This past week, several local environmental groups asked us to reassess Vancouver’s role in the climate crisis. On Sunday morning, Rising Tide-Vancouver Coast Salish Territories set up a 15-foot mock fracking rig on Premier Christy Clark’s lawn. “How does she justify going on other people’s property and doing the same thing?” said Teresa Diewert. “If you look at the hydraulic fracturing all over North America it’s destroying the water and B.C. is one of the last places that good water is still available and we feel like we can stop it.”

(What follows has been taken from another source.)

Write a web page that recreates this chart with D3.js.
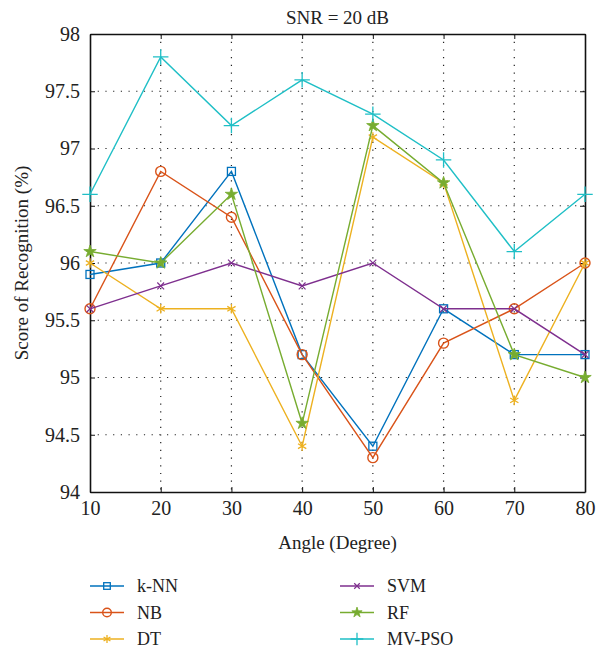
<!DOCTYPE html>
<html>
<head>
<meta charset="utf-8">
<script src="https://cdn.jsdelivr.net/npm/d3@7"></script>
<style>
  body { margin: 0; background: #fff; }
  svg, svg text { font-family: "Liberation Serif", "DejaVu Serif", serif; }
</style>
</head>
<body>
<svg width="597" height="650"></svg>
<script>
const angles = [10, 20, 30, 40, 50, 60, 70, 80];
const yTicks = [94, 94.5, 95, 95.5, 96, 96.5, 97, 97.5, 98];

const knn   = [95.9, 96.0, 96.8, 95.2, 94.4, 95.6, 95.2, 95.2];
const nb    = [95.6, 96.8, 96.4, 95.2, 94.3, 95.3, 95.6, 96.0];
const dt    = [96.0, 95.6, 95.6, 94.4, 97.1, 96.7, 94.8, 96.0];
const svmV  = [95.6, 95.8, 96.0, 95.8, 96.0, 95.6, 95.6, 95.2];
const rf    = [96.1, 96.0, 96.6, 94.6, 97.2, 96.7, 95.2, 95.0];
const mvpso = [96.6, 97.8, 97.2, 97.6, 97.3, 96.9, 96.1, 96.6];

const series = [
  { name: "k-NN",   values: knn,   color: "#0072BD", marker: "square" },
  { name: "NB",     values: nb,    color: "#D95319", marker: "circle" },
  { name: "DT",     values: dt,    color: "#EDB120", marker: "asterisk" },
  { name: "SVM",    values: svmV,  color: "#7E2F8E", marker: "x" },
  { name: "RF",     values: rf,    color: "#77AC30", marker: "star" },
  { name: "MV-PSO", values: mvpso, color: "#1FBFC6", marker: "plus" }
];

const svg = d3.select("svg");
const margin = { top: 34, right: 12, bottom: 158, left: 90 };
const width = 597 - margin.left - margin.right;
const height = 650 - margin.top - margin.bottom;

const g = svg.append("g").attr("transform", `translate(${margin.left},${margin.top})`);

const x = d3.scaleLinear().domain([10, 80]).range([0, width]);
const y = d3.scaleLinear().domain([94, 98]).range([height, 0]);

// grid
g.append("g").selectAll("line").data(angles.slice(1, -1)).join("line")
  .attr("x1", d => x(d)).attr("x2", d => x(d))
  .attr("y1", 0).attr("y2", height)
  .attr("stroke", "#222").attr("stroke-width", 1.2)
  .attr("stroke-dasharray", "1.2,6.5");
g.append("g").selectAll("line").data(yTicks.slice(1, -1)).join("line")
  .attr("x1", 0).attr("x2", width)
  .attr("y1", d => y(d)).attr("y2", d => y(d))
  .attr("stroke", "#222").attr("stroke-width", 1.2)
  .attr("stroke-dasharray", "1.2,6.5");

// axes
const fmt = d => String(d);
g.append("g").attr("transform", `translate(0,${height})`)
  .call(d3.axisBottom(x).tickValues(angles).tickFormat(fmt).tickSizeInner(-5).tickSizeOuter(0).tickPadding(9));
g.append("g")
  .call(d3.axisLeft(y).tickValues(yTicks).tickFormat(fmt).tickSizeInner(-5).tickSizeOuter(0).tickPadding(10));
g.append("g").call(d3.axisTop(x).tickValues(angles).tickFormat("").tickSizeInner(-5).tickSizeOuter(0));
g.append("g").attr("transform", `translate(${width},0)`)
  .call(d3.axisRight(y).tickValues(yTicks).tickFormat("").tickSizeInner(-5).tickSizeOuter(0));

svg.selectAll(".domain").attr("stroke", "#111").attr("stroke-width", 1.6);
svg.selectAll(".tick line").attr("stroke", "#111").attr("stroke-width", 1);
g.selectAll("g").attr("font-family", "Liberation Serif, serif");
svg.selectAll(".tick text").attr("font-size", 20).attr("fill", "#222");

// labels
svg.append("text").attr("x", margin.left + width / 2).attr("y", 24)
  .attr("text-anchor", "middle").attr("font-size", 19).attr("fill", "#222").text("SNR = 20 dB");
svg.append("text").attr("x", margin.left + width / 2).attr("y", 549)
  .attr("text-anchor", "middle").attr("font-size", 19).attr("fill", "#222").text("Angle (Degree)");
svg.append("text")
  .attr("transform", `translate(28,${margin.top + height / 2}) rotate(-90)`)
  .attr("text-anchor", "middle").attr("font-size", 19).attr("fill", "#222")
  .text("Score of Recognition (%)");

function drawMarker(sel, type, color, s) {
  if (type === "square") {
    sel.append("rect").attr("x", -s).attr("y", -s).attr("width", 2 * s).attr("height", 2 * s)
      .attr("fill", "none").attr("stroke", color).attr("stroke-width", 1.3);
  } else if (type === "circle") {
    sel.append("circle").attr("r", s + 1).attr("fill", "none").attr("stroke", color).attr("stroke-width", 1.4);
  } else if (type === "x") {
    sel.append("path").attr("d", d3.symbol(d3.symbolX, s * s * 2)())
      .attr("fill", "none").attr("stroke", color).attr("stroke-width", 1.2);
  } else if (type === "plus") {
    sel.append("path").attr("d", d3.symbol(d3.symbolPlus, s * s * 5)())
      .attr("fill", "none").attr("stroke", color).attr("stroke-width", 1.3);
  } else if (type === "asterisk") {
    sel.append("path").attr("d", d3.symbol(d3.symbolAsterisk, s * s * 4)())
      .attr("fill", "none").attr("stroke", color).attr("stroke-width", 1.3);
  } else if (type === "star") {
    sel.append("path").attr("d", d3.symbol(d3.symbolStar, s * s * 3)())
      .attr("fill", color).attr("stroke", color).attr("stroke-width", 0.8);
  }
}

const line = d3.line().x((d, i) => x(angles[i])).y(d => y(d));

series.forEach(s => {
  g.append("path").datum(s.values)
    .attr("fill", "none").attr("stroke", s.color).attr("stroke-width", 1.4)
    .attr("d", line);
  g.append("g").selectAll("g").data(s.values).join("g")
    .attr("transform", (d, i) => `translate(${x(angles[i])},${y(d)})`)
    .each(function () { drawMarker(d3.select(this), s.marker, s.color, 4); });
});

// legend
const legend = svg.append("g");
series.forEach((s, i) => {
  const col = Math.floor(i / 3), row = i % 3;
  const lg = legend.append("g").attr("transform", `translate(${90 + col * 250},${586 + row * 26.5})`);
  lg.append("line").attr("x1", 0).attr("x2", 34).attr("stroke", s.color).attr("stroke-width", 1.6);
  drawMarker(lg.append("g").attr("transform", "translate(17,0)"), s.marker, s.color, 3.3);
  lg.append("text").attr("x", 47).attr("y", 6).attr("font-size", 18).attr("fill", "#222").text(s.name);
});
</script>
</body>
</html>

It’s one of many examples of direct action organized by Rising Tide. What weaves their disparate demonstrations together is a commitment to the root causes of the ecological crisis. “We ground our work in decolonizing principles,” Rising Tide notes on its website, “recognizing that environmental injustice stems from discrimination, domination, and violence through colonial occupation and expansion with the help of capitalist and imperialist institutions.”
There are other environmental organizations underscoring such root causes. On Saturday, we attended the World Peace Forum Society teach-in, entitled “If Capitalism Doesn’t work, What Does?” One of the lectures we took in was entitled “Cracked Pipes – Energy Challenges from Enbridge to Lac Megantic”, with co-presenters Roger Annis and Brad Hornick, both members of the newly-formed Vancouver Ecosocialist group.
“We have a capitalist economic system in which the imperative for growth prevails over everything,” said Annis in a conversation after the lecture. “So it’s not possible to rein in this system to have an economy that is consistent with the limits and the capacities of what our ecology allows us to do.”